╭─ Data extract
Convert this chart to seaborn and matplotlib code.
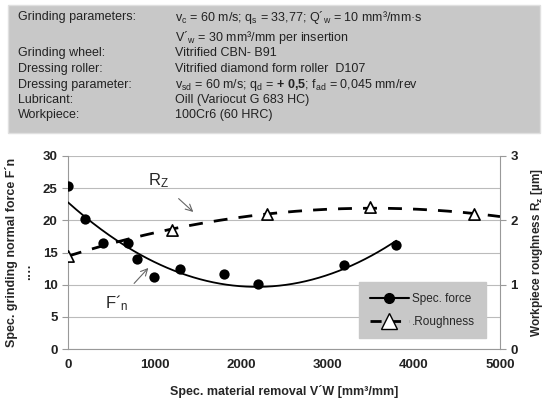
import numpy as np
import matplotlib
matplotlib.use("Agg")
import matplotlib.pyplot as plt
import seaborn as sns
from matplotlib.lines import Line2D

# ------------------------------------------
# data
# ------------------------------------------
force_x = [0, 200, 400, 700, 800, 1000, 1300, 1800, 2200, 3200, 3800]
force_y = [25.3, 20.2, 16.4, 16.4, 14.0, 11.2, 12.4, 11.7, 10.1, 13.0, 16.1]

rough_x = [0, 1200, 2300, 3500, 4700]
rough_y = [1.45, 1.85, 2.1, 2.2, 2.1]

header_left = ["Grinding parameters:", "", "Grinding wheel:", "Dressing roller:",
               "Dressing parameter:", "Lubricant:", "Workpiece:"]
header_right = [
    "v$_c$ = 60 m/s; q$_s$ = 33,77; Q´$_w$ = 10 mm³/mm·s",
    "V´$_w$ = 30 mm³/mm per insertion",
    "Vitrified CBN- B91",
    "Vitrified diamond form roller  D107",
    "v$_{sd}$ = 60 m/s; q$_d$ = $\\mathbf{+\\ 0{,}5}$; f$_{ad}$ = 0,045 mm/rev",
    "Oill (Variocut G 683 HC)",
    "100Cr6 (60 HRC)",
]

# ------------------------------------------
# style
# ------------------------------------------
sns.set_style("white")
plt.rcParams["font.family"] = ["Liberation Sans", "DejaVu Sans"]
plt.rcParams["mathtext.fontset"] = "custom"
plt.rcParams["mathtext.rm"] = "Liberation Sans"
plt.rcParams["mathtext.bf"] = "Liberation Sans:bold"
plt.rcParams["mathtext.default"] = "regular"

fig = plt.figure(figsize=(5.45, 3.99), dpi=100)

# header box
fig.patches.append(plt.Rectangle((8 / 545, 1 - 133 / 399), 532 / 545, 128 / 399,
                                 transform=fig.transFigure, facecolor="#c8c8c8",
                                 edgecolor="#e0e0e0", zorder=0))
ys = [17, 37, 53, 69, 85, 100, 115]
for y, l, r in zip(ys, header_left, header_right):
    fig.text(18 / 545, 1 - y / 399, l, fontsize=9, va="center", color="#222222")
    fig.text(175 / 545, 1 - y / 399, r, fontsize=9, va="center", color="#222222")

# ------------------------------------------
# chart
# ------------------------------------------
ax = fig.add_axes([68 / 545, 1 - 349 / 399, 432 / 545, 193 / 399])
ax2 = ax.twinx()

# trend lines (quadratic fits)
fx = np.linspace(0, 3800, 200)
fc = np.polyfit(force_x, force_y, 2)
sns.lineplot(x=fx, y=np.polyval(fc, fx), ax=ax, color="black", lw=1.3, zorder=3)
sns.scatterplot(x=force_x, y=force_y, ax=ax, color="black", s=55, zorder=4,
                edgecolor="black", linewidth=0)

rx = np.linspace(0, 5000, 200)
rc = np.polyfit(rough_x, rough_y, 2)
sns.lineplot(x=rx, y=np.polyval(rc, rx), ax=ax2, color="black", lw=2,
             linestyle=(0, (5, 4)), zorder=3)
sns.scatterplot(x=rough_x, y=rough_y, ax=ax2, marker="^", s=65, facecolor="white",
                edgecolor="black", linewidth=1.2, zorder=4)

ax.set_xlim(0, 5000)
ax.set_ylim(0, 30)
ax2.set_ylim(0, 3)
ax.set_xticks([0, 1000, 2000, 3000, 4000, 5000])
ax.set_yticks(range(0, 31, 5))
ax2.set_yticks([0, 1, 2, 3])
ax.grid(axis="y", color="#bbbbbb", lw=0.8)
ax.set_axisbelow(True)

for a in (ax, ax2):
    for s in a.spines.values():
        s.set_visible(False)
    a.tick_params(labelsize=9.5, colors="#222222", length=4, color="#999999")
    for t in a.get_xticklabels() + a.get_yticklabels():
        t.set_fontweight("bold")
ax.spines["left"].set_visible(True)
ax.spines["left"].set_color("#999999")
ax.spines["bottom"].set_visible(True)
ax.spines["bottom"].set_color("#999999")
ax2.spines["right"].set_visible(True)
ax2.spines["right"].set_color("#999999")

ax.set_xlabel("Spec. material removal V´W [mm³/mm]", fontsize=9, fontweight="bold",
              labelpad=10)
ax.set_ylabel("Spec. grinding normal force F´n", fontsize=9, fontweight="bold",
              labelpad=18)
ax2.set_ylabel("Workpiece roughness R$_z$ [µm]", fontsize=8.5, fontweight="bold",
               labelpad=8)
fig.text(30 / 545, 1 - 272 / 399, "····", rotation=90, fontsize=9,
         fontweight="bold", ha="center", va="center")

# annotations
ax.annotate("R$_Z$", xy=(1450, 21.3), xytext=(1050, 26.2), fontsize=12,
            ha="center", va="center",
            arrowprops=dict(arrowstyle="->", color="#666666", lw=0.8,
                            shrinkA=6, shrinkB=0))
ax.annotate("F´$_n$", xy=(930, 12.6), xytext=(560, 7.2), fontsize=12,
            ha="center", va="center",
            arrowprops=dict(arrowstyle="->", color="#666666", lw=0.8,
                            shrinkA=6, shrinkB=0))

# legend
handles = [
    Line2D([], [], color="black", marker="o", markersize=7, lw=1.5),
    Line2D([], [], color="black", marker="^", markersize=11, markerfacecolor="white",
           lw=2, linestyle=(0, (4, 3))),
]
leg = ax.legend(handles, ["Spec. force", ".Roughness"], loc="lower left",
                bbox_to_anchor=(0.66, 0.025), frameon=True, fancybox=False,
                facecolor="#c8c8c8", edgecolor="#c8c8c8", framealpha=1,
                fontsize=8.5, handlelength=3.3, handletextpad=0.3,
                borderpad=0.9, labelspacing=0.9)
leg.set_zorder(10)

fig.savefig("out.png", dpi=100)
╰─
Given instruction: Leave out the pictures and restate everything else word for word.

Solution for this problem:
Convert this chart to seaborn and matplotlib code.
import numpy as np
import matplotlib
matplotlib.use("Agg")
import matplotlib.pyplot as plt
import seaborn as sns
from matplotlib.lines import Line2D

# ------------------------------------------
# data
# ------------------------------------------
force_x = [0, 200, 400, 700, 800, 1000, 1300, 1800, 2200, 3200, 3800]
force_y = [25.3, 20.2, 16.4, 16.4, 14.0, 11.2, 12.4, 11.7, 10.1, 13.0, 16.1]

rough_x = [0, 1200, 2300, 3500, 4700]
rough_y = [1.45, 1.85, 2.1, 2.2, 2.1]

header_left = ["Grinding parameters:", "", "Grinding wheel:", "Dressing roller:",
               "Dressing parameter:", "Lubricant:", "Workpiece:"]
header_right = [
    "v$_c$ = 60 m/s; q$_s$ = 33,77; Q´$_w$ = 10 mm³/mm·s",
    "V´$_w$ = 30 mm³/mm per insertion",
    "Vitrified CBN- B91",
    "Vitrified diamond form roller  D107",
    "v$_{sd}$ = 60 m/s; q$_d$ = $\\mathbf{+\\ 0{,}5}$; f$_{ad}$ = 0,045 mm/rev",
    "Oill (Variocut G 683 HC)",
    "100Cr6 (60 HRC)",
]

# ------------------------------------------
# style
# ------------------------------------------
sns.set_style("white")
plt.rcParams["font.family"] = ["Liberation Sans", "DejaVu Sans"]
plt.rcParams["mathtext.fontset"] = "custom"
plt.rcParams["mathtext.rm"] = "Liberation Sans"
plt.rcParams["mathtext.bf"] = "Liberation Sans:bold"
plt.rcParams["mathtext.default"] = "regular"

fig = plt.figure(figsize=(5.45, 3.99), dpi=100)

# header box
fig.patches.append(plt.Rectangle((8 / 545, 1 - 133 / 399), 532 / 545, 128 / 399,
                                 transform=fig.transFigure, facecolor="#c8c8c8",
                                 edgecolor="#e0e0e0", zorder=0))
ys = [17, 37, 53, 69, 85, 100, 115]
for y, l, r in zip(ys, header_left, header_right):
    fig.text(18 / 545, 1 - y / 399, l, fontsize=9, va="center", color="#222222")
    fig.text(175 / 545, 1 - y / 399, r, fontsize=9, va="center", color="#222222")

# ------------------------------------------
# chart
# ------------------------------------------
ax = fig.add_axes([68 / 545, 1 - 349 / 399, 432 / 545, 193 / 399])
ax2 = ax.twinx()

# trend lines (quadratic fits)
fx = np.linspace(0, 3800, 200)
fc = np.polyfit(force_x, force_y, 2)
sns.lineplot(x=fx, y=np.polyval(fc, fx), ax=ax, color="black", lw=1.3, zorder=3)
sns.scatterplot(x=force_x, y=force_y, ax=ax, color="black", s=55, zorder=4,
                edgecolor="black", linewidth=0)

rx = np.linspace(0, 5000, 200)
rc = np.polyfit(rough_x, rough_y, 2)
sns.lineplot(x=rx, y=np.polyval(rc, rx), ax=ax2, color="black", lw=2,
             linestyle=(0, (5, 4)), zorder=3)
sns.scatterplot(x=rough_x, y=rough_y, ax=ax2, marker="^", s=65, facecolor="white",
                edgecolor="black", linewidth=1.2, zorder=4)

ax.set_xlim(0, 5000)
ax.set_ylim(0, 30)
ax2.set_ylim(0, 3)
ax.set_xticks([0, 1000, 2000, 3000, 4000, 5000])
ax.set_yticks(range(0, 31, 5))
ax2.set_yticks([0, 1, 2, 3])
ax.grid(axis="y", color="#bbbbbb", lw=0.8)
ax.set_axisbelow(True)

for a in (ax, ax2):
    for s in a.spines.values():
        s.set_visible(False)
    a.tick_params(labelsize=9.5, colors="#222222", length=4, color="#999999")
    for t in a.get_xticklabels() + a.get_yticklabels():
        t.set_fontweight("bold")
ax.spines["left"].set_visible(True)
ax.spines["left"].set_color("#999999")
ax.spines["bottom"].set_visible(True)
ax.spines["bottom"].set_color("#999999")
ax2.spines["right"].set_visible(True)
ax2.spines["right"].set_color("#999999")

ax.set_xlabel("Spec. material removal V´W [mm³/mm]", fontsize=9, fontweight="bold",
              labelpad=10)
ax.set_ylabel("Spec. grinding normal force F´n", fontsize=9, fontweight="bold",
              labelpad=18)
ax2.set_ylabel("Workpiece roughness R$_z$ [µm]", fontsize=8.5, fontweight="bold",
               labelpad=8)
fig.text(30 / 545, 1 - 272 / 399, "····", rotation=90, fontsize=9,
         fontweight="bold", ha="center", va="center")

# annotations
ax.annotate("R$_Z$", xy=(1450, 21.3), xytext=(1050, 26.2), fontsize=12,
            ha="center", va="center",
            arrowprops=dict(arrowstyle="->", color="#666666", lw=0.8,
                            shrinkA=6, shrinkB=0))
ax.annotate("F´$_n$", xy=(930, 12.6), xytext=(560, 7.2), fontsize=12,
            ha="center", va="center",
            arrowprops=dict(arrowstyle="->", color="#666666", lw=0.8,
                            shrinkA=6, shrinkB=0))

# legend
handles = [
    Line2D([], [], color="black", marker="o", markersize=7, lw=1.5),
    Line2D([], [], color="black", marker="^", markersize=11, markerfacecolor="white",
           lw=2, linestyle=(0, (4, 3))),
]
leg = ax.legend(handles, ["Spec. force", ".Roughness"], loc="lower left",
                bbox_to_anchor=(0.66, 0.025), frameon=True, fancybox=False,
                facecolor="#c8c8c8", edgecolor="#c8c8c8", framealpha=1,
                fontsize=8.5, handlelength=3.3, handletextpad=0.3,
                borderpad=0.9, labelspacing=0.9)
leg.set_zorder(10)

fig.savefig("out.png", dpi=100)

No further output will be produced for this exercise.